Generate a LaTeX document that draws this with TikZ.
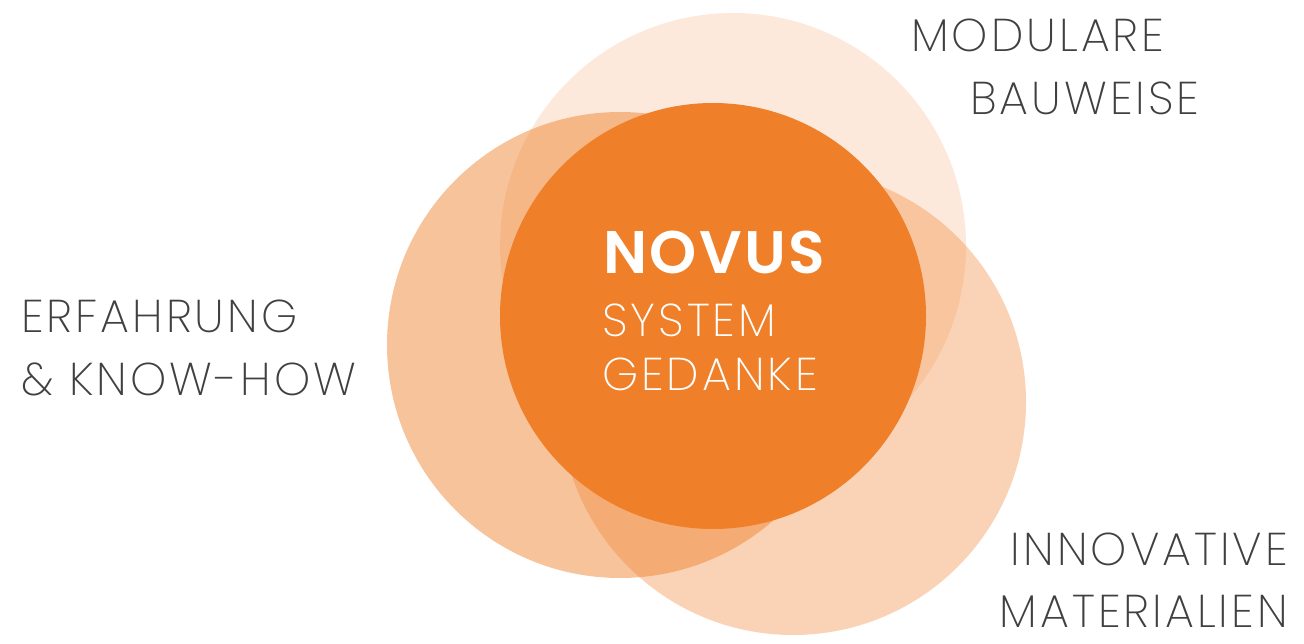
\documentclass[tikz,border=0pt]{standalone}
\usepackage{fontspec}
\newfontfamily\lightfont[LetterSpace=6.5]{Poppins ExtraLight}
\newfontfamily\boldfont[LetterSpace=4]{Poppins SemiBold}
\definecolor{novusorange}{HTML}{EF7F29}
\definecolor{labelgrey}{HTML}{404040}
\begin{document}
\begin{tikzpicture}[x=1pt,y=-1pt,
  ring/.style={fill=novusorange,fill opacity=#1,draw=none},
  label/.style={font=\lightfont\fontsize{46}{46}\selectfont,text=labelgrey,inner sep=0pt},
  inlabel/.style={font=\lightfont\fontsize{46}{46}\selectfont,text=white,inner sep=0pt},
  headlabel/.style={font=\boldfont\fontsize{60}{60}\selectfont,text=white,inner sep=0pt}]
\useasboundingbox (0,0) rectangle (1304,644);
% circles
\fill[ring=0.17] (733,246) circle[radius=233pt];
\fill[ring=0.47] (620,345) circle[radius=233pt];
\fill[ring=0.34] (793,402) circle[radius=233pt];
\fill[novusorange] (713,316) circle[radius=213pt];
% centre text
\node[headlabel,anchor=base west] (novus) at (603,274) {NOVUS};
\node[inlabel,anchor=base west] (system) at (602,337) {SYSTEM};
\node[inlabel,anchor=base west] (gedanke) at (602,390) {GEDANKE};
% outer labels
\node[label,anchor=base west] (mod1) at (911,52) {MODULARE};
\node[label,anchor=base west] (mod2) at (970,115) {BAUWEISE};
\node[label,anchor=base west] (erf1) at (21,333) {ERFAHRUNG};
\node[label,anchor=base west] (erf2) at (21,395) {\& KNOW-HOW};
\node[label,anchor=base east] (inn1) at (1288,565) {INNOVATIVE};
\node[label,anchor=base east] (inn2) at (1288,627) {MATERIALIEN};
\end{tikzpicture}
\end{document}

----

*Work to do:* Pictures are excluded; output everything else in the data verbatim.

*Final result:*
Generate a LaTeX document that draws this with TikZ.
\documentclass[tikz,border=0pt]{standalone}
\usepackage{fontspec}
\newfontfamily\lightfont[LetterSpace=6.5]{Poppins ExtraLight}
\newfontfamily\boldfont[LetterSpace=4]{Poppins SemiBold}
\definecolor{novusorange}{HTML}{EF7F29}
\definecolor{labelgrey}{HTML}{404040}
\begin{document}
\begin{tikzpicture}[x=1pt,y=-1pt,
  ring/.style={fill=novusorange,fill opacity=#1,draw=none},
  label/.style={font=\lightfont\fontsize{46}{46}\selectfont,text=labelgrey,inner sep=0pt},
  inlabel/.style={font=\lightfont\fontsize{46}{46}\selectfont,text=white,inner sep=0pt},
  headlabel/.style={font=\boldfont\fontsize{60}{60}\selectfont,text=white,inner sep=0pt}]
\useasboundingbox (0,0) rectangle (1304,644);
% circles
\fill[ring=0.17] (733,246) circle[radius=233pt];
\fill[ring=0.47] (620,345) circle[radius=233pt];
\fill[ring=0.34] (793,402) circle[radius=233pt];
\fill[novusorange] (713,316) circle[radius=213pt];
% centre text
\node[headlabel,anchor=base west] (novus) at (603,274) {NOVUS};
\node[inlabel,anchor=base west] (system) at (602,337) {SYSTEM};
\node[inlabel,anchor=base west] (gedanke) at (602,390) {GEDANKE};
% outer labels
\node[label,anchor=base west] (mod1) at (911,52) {MODULARE};
\node[label,anchor=base west] (mod2) at (970,115) {BAUWEISE};
\node[label,anchor=base west] (erf1) at (21,333) {ERFAHRUNG};
\node[label,anchor=base west] (erf2) at (21,395) {\& KNOW-HOW};
\node[label,anchor=base east] (inn1) at (1288,565) {INNOVATIVE};
\node[label,anchor=base east] (inn2) at (1288,627) {MATERIALIEN};
\end{tikzpicture}
\end{document}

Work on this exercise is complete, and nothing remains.